** start of DATA FOR PROCESSING **

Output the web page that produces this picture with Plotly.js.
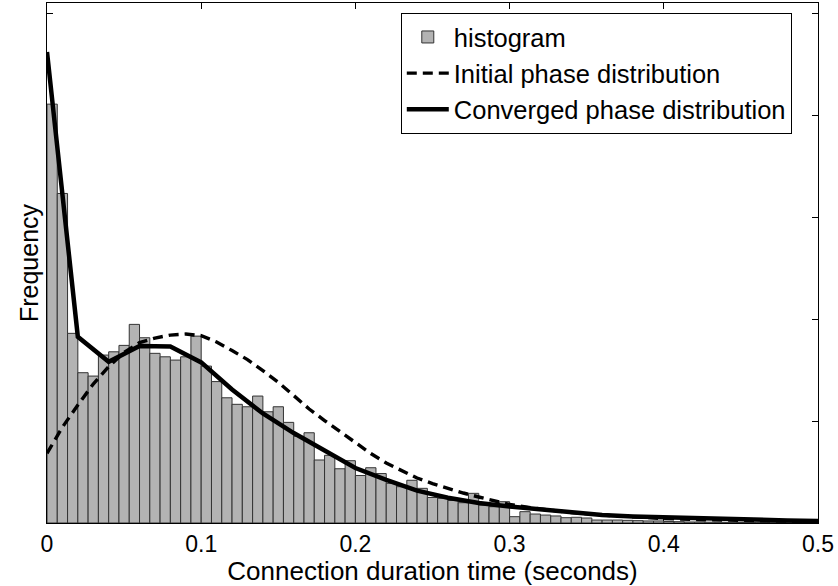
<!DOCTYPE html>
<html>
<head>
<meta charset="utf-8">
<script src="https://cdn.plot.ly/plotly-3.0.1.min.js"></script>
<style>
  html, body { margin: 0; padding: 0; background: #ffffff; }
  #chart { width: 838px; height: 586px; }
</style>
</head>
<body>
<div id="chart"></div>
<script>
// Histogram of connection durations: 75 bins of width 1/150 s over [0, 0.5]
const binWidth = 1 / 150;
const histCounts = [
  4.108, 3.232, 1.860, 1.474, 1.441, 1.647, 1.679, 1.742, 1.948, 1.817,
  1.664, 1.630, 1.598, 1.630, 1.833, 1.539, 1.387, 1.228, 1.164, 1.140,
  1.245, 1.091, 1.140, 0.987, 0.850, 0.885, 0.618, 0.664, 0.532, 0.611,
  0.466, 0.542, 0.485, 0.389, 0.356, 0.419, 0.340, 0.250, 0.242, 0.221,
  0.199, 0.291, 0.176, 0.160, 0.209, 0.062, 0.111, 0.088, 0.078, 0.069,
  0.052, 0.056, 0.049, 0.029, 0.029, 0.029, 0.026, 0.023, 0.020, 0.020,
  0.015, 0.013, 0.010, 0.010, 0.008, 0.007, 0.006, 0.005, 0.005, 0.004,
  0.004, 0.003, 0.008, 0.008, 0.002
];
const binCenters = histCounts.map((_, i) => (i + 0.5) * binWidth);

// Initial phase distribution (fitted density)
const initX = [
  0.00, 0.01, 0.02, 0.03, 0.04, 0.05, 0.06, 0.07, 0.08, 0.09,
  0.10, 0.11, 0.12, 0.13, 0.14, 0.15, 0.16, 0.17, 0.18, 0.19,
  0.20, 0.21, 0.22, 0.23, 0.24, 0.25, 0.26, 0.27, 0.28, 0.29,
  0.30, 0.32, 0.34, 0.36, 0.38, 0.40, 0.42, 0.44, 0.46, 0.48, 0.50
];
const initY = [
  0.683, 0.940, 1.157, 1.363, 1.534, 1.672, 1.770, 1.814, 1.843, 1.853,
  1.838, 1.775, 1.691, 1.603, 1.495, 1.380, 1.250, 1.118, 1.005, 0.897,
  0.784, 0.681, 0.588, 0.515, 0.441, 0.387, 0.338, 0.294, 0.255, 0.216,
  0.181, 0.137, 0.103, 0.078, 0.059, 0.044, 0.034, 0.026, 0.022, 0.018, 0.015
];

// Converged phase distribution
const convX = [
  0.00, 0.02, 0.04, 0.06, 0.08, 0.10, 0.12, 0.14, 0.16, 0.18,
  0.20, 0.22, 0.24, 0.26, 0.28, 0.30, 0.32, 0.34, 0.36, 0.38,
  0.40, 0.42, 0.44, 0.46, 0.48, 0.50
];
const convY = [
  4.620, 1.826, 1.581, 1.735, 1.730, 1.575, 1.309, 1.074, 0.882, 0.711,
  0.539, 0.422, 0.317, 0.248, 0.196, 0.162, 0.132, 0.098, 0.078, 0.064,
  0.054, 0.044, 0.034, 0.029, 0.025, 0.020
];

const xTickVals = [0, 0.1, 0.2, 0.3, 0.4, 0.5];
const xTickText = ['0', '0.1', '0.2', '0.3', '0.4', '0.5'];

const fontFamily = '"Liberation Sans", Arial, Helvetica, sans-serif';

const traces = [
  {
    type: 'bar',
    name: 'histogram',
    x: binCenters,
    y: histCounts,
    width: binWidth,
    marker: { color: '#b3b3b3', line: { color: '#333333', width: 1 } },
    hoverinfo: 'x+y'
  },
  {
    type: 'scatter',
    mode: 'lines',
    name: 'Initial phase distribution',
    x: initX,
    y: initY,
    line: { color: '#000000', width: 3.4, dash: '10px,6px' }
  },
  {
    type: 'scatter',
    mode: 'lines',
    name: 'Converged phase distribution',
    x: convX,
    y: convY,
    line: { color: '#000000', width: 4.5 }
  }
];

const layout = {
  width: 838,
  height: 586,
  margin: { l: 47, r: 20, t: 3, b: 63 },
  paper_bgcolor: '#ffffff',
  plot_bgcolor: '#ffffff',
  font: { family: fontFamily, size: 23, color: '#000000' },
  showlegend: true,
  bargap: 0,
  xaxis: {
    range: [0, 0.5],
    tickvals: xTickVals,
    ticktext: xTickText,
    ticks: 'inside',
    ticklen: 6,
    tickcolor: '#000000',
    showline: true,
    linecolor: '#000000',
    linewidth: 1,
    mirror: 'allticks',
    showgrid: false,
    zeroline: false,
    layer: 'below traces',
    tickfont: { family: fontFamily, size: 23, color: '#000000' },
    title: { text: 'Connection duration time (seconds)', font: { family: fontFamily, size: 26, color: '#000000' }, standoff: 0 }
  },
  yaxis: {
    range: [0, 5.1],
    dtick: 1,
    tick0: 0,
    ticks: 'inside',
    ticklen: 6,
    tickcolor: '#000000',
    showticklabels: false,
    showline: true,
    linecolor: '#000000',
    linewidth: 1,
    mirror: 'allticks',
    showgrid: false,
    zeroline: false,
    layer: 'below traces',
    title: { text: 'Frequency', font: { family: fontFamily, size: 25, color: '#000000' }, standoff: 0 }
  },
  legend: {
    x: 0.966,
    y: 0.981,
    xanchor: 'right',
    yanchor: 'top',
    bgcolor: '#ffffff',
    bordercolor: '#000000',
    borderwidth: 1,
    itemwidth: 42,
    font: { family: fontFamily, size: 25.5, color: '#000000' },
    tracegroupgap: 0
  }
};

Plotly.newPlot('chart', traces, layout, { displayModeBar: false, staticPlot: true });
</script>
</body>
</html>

** end of DATA FOR PROCESSING **
** start of DATA FOR PROCESSING **

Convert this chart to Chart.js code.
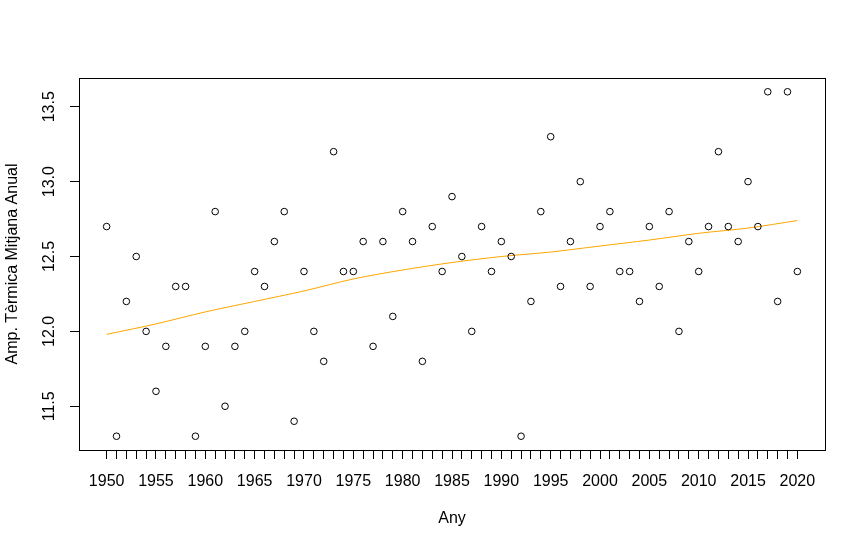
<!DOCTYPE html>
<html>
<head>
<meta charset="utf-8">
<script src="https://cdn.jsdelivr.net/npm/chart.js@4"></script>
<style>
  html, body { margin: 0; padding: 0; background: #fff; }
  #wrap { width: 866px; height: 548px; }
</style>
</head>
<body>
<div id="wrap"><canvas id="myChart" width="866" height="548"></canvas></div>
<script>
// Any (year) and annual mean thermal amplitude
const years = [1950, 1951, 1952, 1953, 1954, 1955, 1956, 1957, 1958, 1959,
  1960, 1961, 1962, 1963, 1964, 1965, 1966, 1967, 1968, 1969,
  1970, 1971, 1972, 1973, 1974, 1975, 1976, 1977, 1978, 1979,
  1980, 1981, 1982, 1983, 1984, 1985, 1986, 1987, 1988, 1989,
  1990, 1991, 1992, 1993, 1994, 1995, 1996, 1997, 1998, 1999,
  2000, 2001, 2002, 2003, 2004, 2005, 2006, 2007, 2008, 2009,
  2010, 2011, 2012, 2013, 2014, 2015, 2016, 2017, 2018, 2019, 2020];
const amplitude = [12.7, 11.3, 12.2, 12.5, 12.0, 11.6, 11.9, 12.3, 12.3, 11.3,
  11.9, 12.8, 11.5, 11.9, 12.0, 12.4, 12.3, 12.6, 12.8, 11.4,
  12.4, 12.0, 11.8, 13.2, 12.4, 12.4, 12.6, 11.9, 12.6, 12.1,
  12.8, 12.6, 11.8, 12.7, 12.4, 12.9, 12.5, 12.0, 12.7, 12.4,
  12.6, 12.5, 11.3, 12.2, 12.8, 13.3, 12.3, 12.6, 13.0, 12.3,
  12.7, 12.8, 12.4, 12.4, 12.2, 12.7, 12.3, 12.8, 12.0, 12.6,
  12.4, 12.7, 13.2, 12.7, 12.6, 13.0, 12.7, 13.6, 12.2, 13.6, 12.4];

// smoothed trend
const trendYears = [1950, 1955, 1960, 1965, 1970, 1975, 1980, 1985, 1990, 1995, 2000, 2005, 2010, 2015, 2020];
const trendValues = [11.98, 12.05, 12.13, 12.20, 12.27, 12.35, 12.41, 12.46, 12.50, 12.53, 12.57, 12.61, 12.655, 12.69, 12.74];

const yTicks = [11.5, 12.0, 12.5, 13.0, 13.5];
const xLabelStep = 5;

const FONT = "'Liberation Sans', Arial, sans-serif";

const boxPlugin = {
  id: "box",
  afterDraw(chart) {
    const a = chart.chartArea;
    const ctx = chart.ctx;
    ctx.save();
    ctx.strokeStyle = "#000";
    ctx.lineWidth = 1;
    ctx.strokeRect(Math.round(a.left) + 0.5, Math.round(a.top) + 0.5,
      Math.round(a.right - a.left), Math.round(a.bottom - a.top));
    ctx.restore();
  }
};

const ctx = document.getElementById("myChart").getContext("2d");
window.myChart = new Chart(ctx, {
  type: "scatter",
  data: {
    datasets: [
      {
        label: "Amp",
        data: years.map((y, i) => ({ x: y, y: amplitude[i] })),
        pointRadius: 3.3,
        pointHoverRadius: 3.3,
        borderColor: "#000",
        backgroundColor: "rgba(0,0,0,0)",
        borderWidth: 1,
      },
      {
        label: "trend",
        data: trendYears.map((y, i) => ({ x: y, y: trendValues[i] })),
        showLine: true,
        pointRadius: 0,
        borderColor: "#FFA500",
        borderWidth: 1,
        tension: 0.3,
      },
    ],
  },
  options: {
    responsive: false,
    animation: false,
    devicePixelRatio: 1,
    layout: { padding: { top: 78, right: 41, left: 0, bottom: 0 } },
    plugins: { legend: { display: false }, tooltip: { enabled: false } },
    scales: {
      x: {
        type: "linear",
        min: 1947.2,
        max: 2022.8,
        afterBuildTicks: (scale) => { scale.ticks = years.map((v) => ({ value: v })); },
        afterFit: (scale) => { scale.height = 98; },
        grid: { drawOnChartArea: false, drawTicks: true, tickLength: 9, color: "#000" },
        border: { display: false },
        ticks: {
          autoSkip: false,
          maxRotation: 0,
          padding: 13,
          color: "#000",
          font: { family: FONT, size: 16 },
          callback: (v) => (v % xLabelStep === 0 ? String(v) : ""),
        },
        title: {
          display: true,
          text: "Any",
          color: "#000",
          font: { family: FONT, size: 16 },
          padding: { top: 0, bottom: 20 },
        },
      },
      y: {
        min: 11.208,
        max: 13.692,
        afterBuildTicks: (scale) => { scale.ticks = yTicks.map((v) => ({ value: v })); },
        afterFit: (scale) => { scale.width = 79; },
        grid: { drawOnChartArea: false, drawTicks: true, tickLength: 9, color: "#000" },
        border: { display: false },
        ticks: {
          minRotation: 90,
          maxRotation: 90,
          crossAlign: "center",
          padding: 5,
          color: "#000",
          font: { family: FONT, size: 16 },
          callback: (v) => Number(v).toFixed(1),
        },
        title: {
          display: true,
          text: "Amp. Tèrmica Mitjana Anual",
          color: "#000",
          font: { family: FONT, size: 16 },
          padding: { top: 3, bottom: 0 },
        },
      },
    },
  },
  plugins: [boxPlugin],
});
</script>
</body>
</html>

** end of DATA FOR PROCESSING **

THE PROBLEM -> Begin at the line that has "Convert this chart to Chart.js code.", stop after the line that has "12.655, 12.69, 12.74];", and reproduce every line between them exactly and nothing else. Pictures stay out of the copy.

RESULT OF THE EXERCISE ->
Convert this chart to Chart.js code.
<!DOCTYPE html>
<html>
<head>
<meta charset="utf-8">
<script src="https://cdn.jsdelivr.net/npm/chart.js@4"></script>
<style>
  html, body { margin: 0; padding: 0; background: #fff; }
  #wrap { width: 866px; height: 548px; }
</style>
</head>
<body>
<div id="wrap"><canvas id="myChart" width="866" height="548"></canvas></div>
<script>
// Any (year) and annual mean thermal amplitude
const years = [1950, 1951, 1952, 1953, 1954, 1955, 1956, 1957, 1958, 1959,
  1960, 1961, 1962, 1963, 1964, 1965, 1966, 1967, 1968, 1969,
  1970, 1971, 1972, 1973, 1974, 1975, 1976, 1977, 1978, 1979,
  1980, 1981, 1982, 1983, 1984, 1985, 1986, 1987, 1988, 1989,
  1990, 1991, 1992, 1993, 1994, 1995, 1996, 1997, 1998, 1999,
  2000, 2001, 2002, 2003, 2004, 2005, 2006, 2007, 2008, 2009,
  2010, 2011, 2012, 2013, 2014, 2015, 2016, 2017, 2018, 2019, 2020];
const amplitude = [12.7, 11.3, 12.2, 12.5, 12.0, 11.6, 11.9, 12.3, 12.3, 11.3,
  11.9, 12.8, 11.5, 11.9, 12.0, 12.4, 12.3, 12.6, 12.8, 11.4,
  12.4, 12.0, 11.8, 13.2, 12.4, 12.4, 12.6, 11.9, 12.6, 12.1,
  12.8, 12.6, 11.8, 12.7, 12.4, 12.9, 12.5, 12.0, 12.7, 12.4,
  12.6, 12.5, 11.3, 12.2, 12.8, 13.3, 12.3, 12.6, 13.0, 12.3,
  12.7, 12.8, 12.4, 12.4, 12.2, 12.7, 12.3, 12.8, 12.0, 12.6,
  12.4, 12.7, 13.2, 12.7, 12.6, 13.0, 12.7, 13.6, 12.2, 13.6, 12.4];

// smoothed trend
const trendYears = [1950, 1955, 1960, 1965, 1970, 1975, 1980, 1985, 1990, 1995, 2000, 2005, 2010, 2015, 2020];
const trendValues = [11.98, 12.05, 12.13, 12.20, 12.27, 12.35, 12.41, 12.46, 12.50, 12.53, 12.57, 12.61, 12.655, 12.69, 12.74];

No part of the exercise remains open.